Lorsque l’on apprend la maladie de la jeune femme (à 20 pages de la fin seulement !), celle-ci refuse de s’apitoyer sur son sort et engueule son mari et son père qui gèrent tant bien que mal leur douleur et la regardent sans cesse avec des yeux de merlan frit. Malgré le chagrin, Oliver reste étrangement détaché, ne parvenant pas à ressentir réellement de souffrance, ce qui contribue à l’aspect non-conventionnel du roman et lui confère réalisme et dureté. Comme ce passage où, alors que Jenny vient d’être hospitalisée et qu’Oliver et son beau-père savent très bien qu’elle n’en ressortira jamais, ce dernier ne sait tellement plus quoi faire qu’il s’acharne de manière futile à faire le ménage. La mort de la jeune femme à l’hôpital, dans les bras d’Oliver, est également narrée sans pathos, de manière très simple… ce qui ne m’a pas empêchée de fondre en larmes à l’époque ; c’était sans doute la première fois que cela m’arrivait en lisant un livre.
Le chemin des larmes
Mais ce n’est pas là que s’achève le roman : en sortant de l’hôpital, le jeune veuf croise son père qui a appris la vérité sur la condition de sa belle-fille et est venu apporter un soutien tardif à son fils. Après avoir répondu à son père qui s’excusait « L’amour c’est n’avoir jamais à dire qu’on est désolé », le livre s’achève sur ces mots : « Et puis, je fis ce que je n’avais jamais fait en sa présence, et encore moins dans ses bras.

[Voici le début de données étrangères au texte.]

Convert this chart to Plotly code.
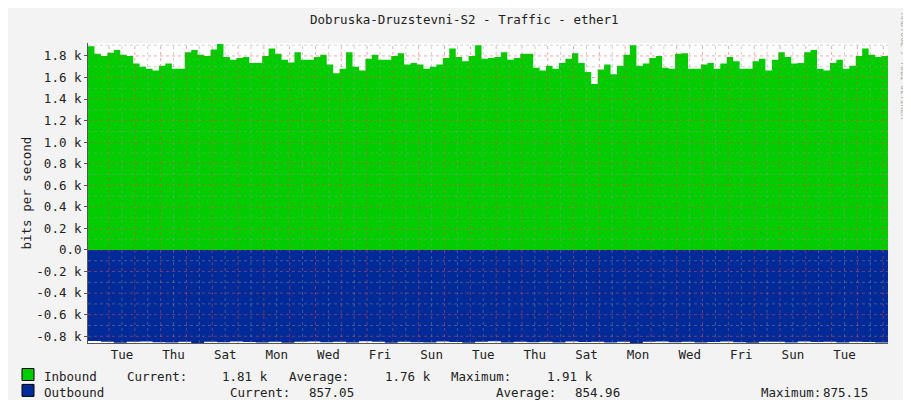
import plotly.graph_objects as go

# Inbound traffic, bits/s, one value per 6 hours (starts -0.815 days before the first Tuesday midnight)
inbound = [1890, 1820, 1800, 1830, 1855, 1810, 1800, 1730, 1700, 1680, 1665, 1710, 1730, 1680, 1680, 1835,
           1855, 1810, 1800, 1860, 1910, 1790, 1765, 1780, 1790, 1735, 1735, 1800, 1870, 1820, 1765,
           1740, 1835, 1765, 1765, 1790, 1810, 1720, 1640, 1680, 1835, 1700, 1665, 1775, 1810, 1765,
           1765, 1800, 1825, 1720, 1735, 1720, 1680, 1700, 1720, 1780, 1870, 1790, 1750, 1800, 1900,
           1775, 1780, 1790, 1835, 1765, 1780, 1820, 1820, 1690, 1665, 1710, 1680, 1735, 1775, 1825,
           1735, 1650, 1540, 1675, 1720, 1630, 1710, 1810, 1900, 1710, 1730, 1780, 1800, 1690, 1680,
           1820, 1825, 1680, 1680, 1720, 1735, 1680, 1730, 1790, 1750, 1680, 1680, 1750, 1775, 1665,
           1765, 1835, 1790, 1730, 1735, 1835, 1855, 1680, 1665, 1735, 1765, 1680, 1710, 1800, 1870,
           1810, 1790, 1800]
# Outbound traffic, bits/s, one value per 12 hours (drawn negative)
outbound = [845, 850, 860, 852, 848, 855, 858, 850, 862, 850, 855, 848, 853, 858, 850, 860, 852,
            849, 856, 851, 858, 847, 852, 860, 850, 855, 857, 849, 853, 861, 850, 846, 858, 852,
            855, 850, 859, 848, 854, 851, 857, 850, 862, 852, 848, 856, 851, 858, 853, 849, 855,
            860, 850, 852, 857, 848, 854, 851, 859, 850, 853, 857]
day_labels = ["Tue", "Thu", "Sat", "Mon", "Wed", "Fri", "Sun", "Tue", "Thu", "Sat", "Mon", "Wed", "Fri", "Sun", "Tue"]
ytick_vals = [-800, -600, -400, -200, 0, 200, 400, 600, 800, 1000, 1200, 1400, 1600, 1800]
ytick_text = ["-0.8 k", "-0.6 k", "-0.4 k", "-0.2 k", "0.0", "0.2 k", "0.4 k", "0.6 k", "0.8 k",
              "1.0 k", "1.2 k", "1.4 k", "1.6 k", "1.8 k"]

t0 = -0.815
x_in = [t0 + i * 0.25 for i in range(len(inbound))] + [t0 + len(inbound) * 0.25]
y_in = inbound + [inbound[-1]]
x_out = [t0 + i * 0.5 for i in range(len(outbound))] + [t0 + len(outbound) * 0.5]
y_out = [-v for v in outbound] + [-outbound[-1]]
xmax = t0 + len(inbound) * 0.25
ymin, ymax = -862.7, 1920

mono = "DejaVu Sans Mono"
fig = go.Figure()
fig.add_trace(go.Scatter(x=x_in, y=y_in, fill="tozeroy", mode="lines", line=dict(width=0, shape="hv"),
                         fillcolor="#00cc00", hoverinfo="skip"))
fig.add_trace(go.Scatter(x=x_out, y=y_out, fill="tozeroy", mode="lines", line=dict(width=0, shape="hv"),
                         fillcolor="#002a97", hoverinfo="skip"))

# grid drawn over the areas like rrdtool
shapes = []
for d in range(0, 61):
    xv = d * 0.5
    if xv > xmax:
        break
    col = "rgba(230,80,80,0.5)" if d % 2 == 0 else "rgba(150,150,150,0.45)"
    shapes.append(dict(type="line", xref="x", yref="paper", x0=xv, x1=xv, y0=0, y1=1, layer="above",
                       line=dict(color=col, width=1, dash="dot")))
for k in range(-8, 20):
    yv = k * 100
    col = "rgba(230,80,80,0.5)" if k % 2 == 0 else "rgba(150,150,150,0.45)"
    shapes.append(dict(type="line", xref="paper", yref="y", x0=0, x1=1, y0=yv, y1=yv, layer="above",
                       line=dict(color=col, width=1, dash="dot")))
# legend colour boxes
shapes.append(dict(type="rect", xref="paper", yref="paper", x0=-0.0825, x1=-0.0675, y0=-0.085, y1=-0.125,
                   fillcolor="#00cc00", line=dict(color="black", width=1)))
shapes.append(dict(type="rect", xref="paper", yref="paper", x0=-0.0825, x1=-0.0675, y0=-0.138, y1=-0.178,
                   fillcolor="#002a97", line=dict(color="black", width=1)))

# axis arrows
fig.add_trace(go.Scatter(x=[t0, xmax + 0.1], y=[ymax + 25, ymin], mode="markers", cliponaxis=False,
                         marker=dict(symbol=["triangle-up", "triangle-right"], size=6, color="#8b1a1a"),
                         hoverinfo="skip"))

ann = [dict(text="Dobruska-Druzstevni-S2 - Traffic - ether1", x=0.47, y=1.0, xref="paper", yref="paper",
            yshift=14, yanchor="bottom", showarrow=False, font=dict(size=12.5)),
       dict(text="bits per second", x=-0.09, y=0.5, xref="paper", yref="paper", textangle=-90,
            showarrow=False, font=dict(size=12.5)),
       dict(text="RRDTOOL / TOBI OETIKER", x=1.028, y=1.0, xref="paper", yref="paper", yshift=32,
            textangle=90, yanchor="top", showarrow=False, font=dict(size=8, color="#aaaaaa"))]

def legend_text(txt, px, py):
    ann.append(dict(text=txt, x=(px - 80) / 800, y=(335 - py) / 300, xref="paper", yref="paper",
                    xanchor="left", yanchor="middle", showarrow=False, font=dict(size=12.5)))

row1 = [("Inbound", 34), ("Current:", 117), ("1.81 k", 212), ("Average:", 279), ("1.76 k", 375),
        ("Maximum:", 441), ("1.91 k", 537)]
row2 = [("Outbound", 34), ("Current:", 220), ("857.05", 299), ("Average:", 486), ("854.96", 565),
        ("Maximum:", 751), ("875.15", 813)]
for txt, px in row1:
    legend_text(txt, px, 368)
for txt, px in row2:
    legend_text(txt, px, 384)

fig.update_layout(
    width=911, height=400, showlegend=False,
    margin=dict(l=80, r=31, t=35, b=65, autoexpand=False),
    paper_bgcolor="#f3f3f3", plot_bgcolor="white",
    font=dict(family=mono, size=12.5, color="#222222"),
    shapes=shapes, annotations=ann,
)
fig.update_xaxes(range=[t0, xmax], tickvals=[d + 0.5 for d in range(0, 30, 2)], ticktext=day_labels,
                 showgrid=False, zeroline=False, showline=True, linecolor="#555555", ticks="",
                 automargin=False, fixedrange=True)
fig.update_yaxes(range=[ymin, ymax], tickvals=ytick_vals, ticktext=ytick_text, showgrid=False,
                 zeroline=False, showline=True, linecolor="#555555", ticks="outside", ticklen=3,
                 tickcolor="#555555", automargin=False, fixedrange=True)

fig.write_html("out.html")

Je pleurai. » Ce cheminement d’un faux-dur vers les larmes est quelque chose que je n’attendais absolument pas d’un livre comme ça et la simplicité extrême de l’écriture d’Erich Segal, la finesse avec laquelle il décrit les rapports humains est ce qui m’a le plus touchée dans Love Story et ce final m’a littéralement achevée… Je me souviens encore, près de dix ans plus tard, pleurer pendant un bon quart d’heure dans le fauteuil du salon et essuyer mes larmes à la va-vite lorsque mon père s’est levé pour voir ce que je faisais encore debout. Et bien que je ne l’ai jamais relu depuis cette époque, j’en ai gardé des souvenirs d’une grande précision (que j’ai quand même vérifiés, au cas où, en écrivant cet article, la mémoire jouant parfois des tours), signe infaillible qu’un livre ou un film m’a vraiment marquée.
En revanche, peu de temps après, j’ai lu la suite du roman, Oliver’s Story, qui se déroule un an et demi après la mort de Jenny et qui est beaucoup plus long (plus du
double de Love Story) et j’ai été très déçue. Malgré quelques passages intéressants, j’ai trouvé ce livre beaucoup trop convenu et bien plus mélo, pour ne pas dire
franchement chiant. Les éditeurs, face à l’immense succès de Love Story, ont dû harceler Erich Segal pour qu’il écrive la suite histoire de rééditer l’exploit mais malheureusement la sauce n’a pas pris. Il s’est apparemment quand même bien vendu à l’époque, publicité oblige, et il a même été adapté au cinéma, Ryan O’Neal y
reprenant son rôle d’Oliver… Tout le monde a oublié et le livre et le film aujourd’hui, ce qui parle de lui-même. Mieux vaut donc en rester au roman original.